We saw the siren's power as the team moved on to collect the bait needed to bring Skagzilla out of its lair. Some bandits nearby are having a sort of jamboree and cooking up a big pig thing that would make perfect bait for old Skags. The siren can use a phase walk ability to sneak into the camp undetected, reveal herself and confuse and daze the nearby enemies while her allies rush in to kill them. With the bait now in hand, they can head off to Skagzilla's cave.
The valley where Skagzilla lives is littered with old bones and bits of loot, but the important feature is the spiked offering area just outside of the cave. Once the bait is placed here, Skagzilla comes out and begins to attack the players.
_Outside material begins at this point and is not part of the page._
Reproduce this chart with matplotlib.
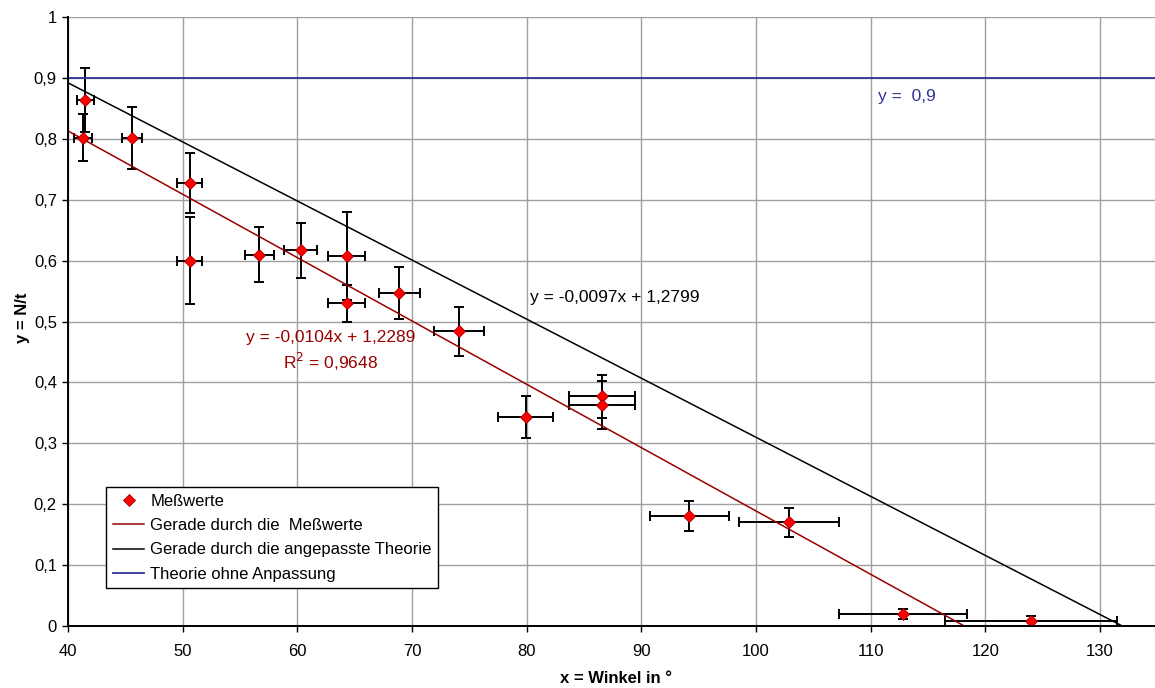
import numpy as np
import matplotlib.pyplot as plt
from matplotlib.ticker import FuncFormatter

plt.rcParams['font.family'] = ['Liberation Sans', 'DejaVu Sans']

# Messwerte: Winkel, N/t und Fehler
winkel = [41.5, 41.3, 45.6, 50.6, 50.6, 56.7, 60.3, 64.3, 64.3, 68.9,
          74.1, 79.9, 86.6, 86.6, 94.2, 102.9, 112.8, 124.0]
rate = [0.864, 0.802, 0.801, 0.727, 0.600, 0.610, 0.617, 0.608, 0.530, 0.547,
        0.484, 0.343, 0.377, 0.363, 0.181, 0.170, 0.020, 0.008]
winkel_err = [0.75, 0.75, 0.87, 1.06, 1.06, 1.28, 1.45, 1.6, 1.6, 1.82,
              2.15, 2.41, 2.88, 2.88, 3.47, 4.35, 5.57, 7.5]
rate_err = [0.053, 0.038, 0.051, 0.049, 0.071, 0.045, 0.045, 0.072, 0.030, 0.043,
            0.040, 0.034, 0.035, 0.040, 0.025, 0.024, 0.008, 0.009]

# Geraden y = m*x + b
fit_m, fit_b = -0.0104, 1.2289
theo_m, theo_b = -0.0097, 1.2799
theo_const = 0.9

dark_red = '#990000'
blue = '#333399'

fig = plt.figure(figsize=(11.55, 6.88), dpi=100)
ax = fig.add_axes([68 / 1155, 62 / 688, 1 - 68 / 1155, 609 / 688])

x_fit = np.array([40, -fit_b / fit_m])
x_theo = np.array([40, -theo_b / theo_m])

ax.errorbar(winkel, rate, xerr=winkel_err, yerr=rate_err, fmt='none',
            ecolor='black', elinewidth=1.4, capsize=3.5, capthick=1.4, zorder=3)
ax.plot(x_fit, fit_m * x_fit + fit_b, color=dark_red, lw=1.1, zorder=4,
        label='Gerade durch die  Meßwerte')
ax.plot(x_theo, theo_m * x_theo + theo_b, color='black', lw=1.1, zorder=4,
        label='Gerade durch die angepasste Theorie')
ax.axhline(theo_const, color=blue, lw=1.3, zorder=4, label='Theorie ohne Anpassung')
pts, = ax.plot(winkel, rate, 'D', color='red', mec=dark_red, mew=0.6, ms=6,
               zorder=5, label='Meßwerte')

ax.text(110.6, 0.869, 'y =  0,9', color=blue, fontsize=12.5, va='center')
ax.text(80.3, 0.539, 'y = -0,0097x + 1,2799', color='black', fontsize=12.5, va='center')
ax.text(62.9, 0.473, 'y = -0,0104x + 1,2289', color=dark_red, fontsize=12.5,
        va='center', ha='center')
ax.text(62.9, 0.434, 'R$^2$ = 0,9648', color=dark_red, fontsize=12.5,
        va='center', ha='center')

ax.set_xlim(40, 134.8)
ax.set_ylim(0, 1)
ax.set_xticks(np.arange(40, 131, 10))
ax.set_yticks(np.arange(0, 1.01, 0.1))
ax.yaxis.set_major_formatter(FuncFormatter(
    lambda v, p: '0' if v == 0 else ('1' if abs(v - 1) < 1e-9 else ('%.1f' % v).replace('.', ','))))
ax.tick_params(labelsize=12, length=4, width=1, direction='out')
ax.tick_params(axis='x', pad=9)
ax.tick_params(axis='y', pad=4)
ax.grid(True, color='#a0a0a0', lw=1, zorder=0)

for side in ['top', 'right']:
    ax.spines[side].set_visible(False)
for side in ['left', 'bottom']:
    ax.spines[side].set_linewidth(1.4)
    ax.spines[side].set_zorder(6)

ax.set_xlabel('x = Winkel in °', fontsize=12, fontweight='bold')
ax.set_ylabel('y = N/t', fontsize=12, fontweight='bold')
ax.xaxis.set_label_coords(0.504, -0.074)
ax.yaxis.set_label_coords(-0.035, 0.506)

handles, labels = ax.get_legend_handles_labels()
order = [3, 0, 1, 2]
leg = ax.legend([handles[i] for i in order], [labels[i] for i in order],
                loc='lower left', bbox_to_anchor=(0.035, 0.062), fontsize=12,
                frameon=True, fancybox=False, edgecolor='black', framealpha=1,
                handlelength=1.9, handletextpad=0.35, borderpad=0.4,
                labelspacing=0.55, borderaxespad=0)
leg.get_frame().set_linewidth(1.0)
leg.set_zorder(10)

fig.savefig('out.png', dpi=100)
This is one giant monster who makes use of a number of attacks, from jumping straight at players to shooting some kind of evil bright light out of its face. In any case, the players eventually take it out and then move to complete a number of other missions before finally being asked to confront Mad Mel.
Mad Mel runs a large camp nearby with tons of vehicle-mounted guards and as soon as the action starts, it's clearly more than the players can handle. With Mad Mel's men swarming all around them one player goes down and enters a Fight for Your Life mode. This is a bit like the pre-death mode in Left 4 Dead where players just lie on the ground shooting like crazy until someone comes to revive them. The difference here is that if a downed player can eliminate an enemy, he or she gets a second wind and can get back up and move around.
Sadly, that wasn't enough to save our little band, so the demo ended.
The team at Gearbox is taking a big risk with this game, but they've been doing lots of focus testing all through the development process thanks to new division at the studio, the Truth Team. They've been evaluating all the content in the game, both individual systems and the overall design concept, and adjusting the game to make it as accessible and enjoyable as possible. So far, they've definitely convinced me that it has the potential to work.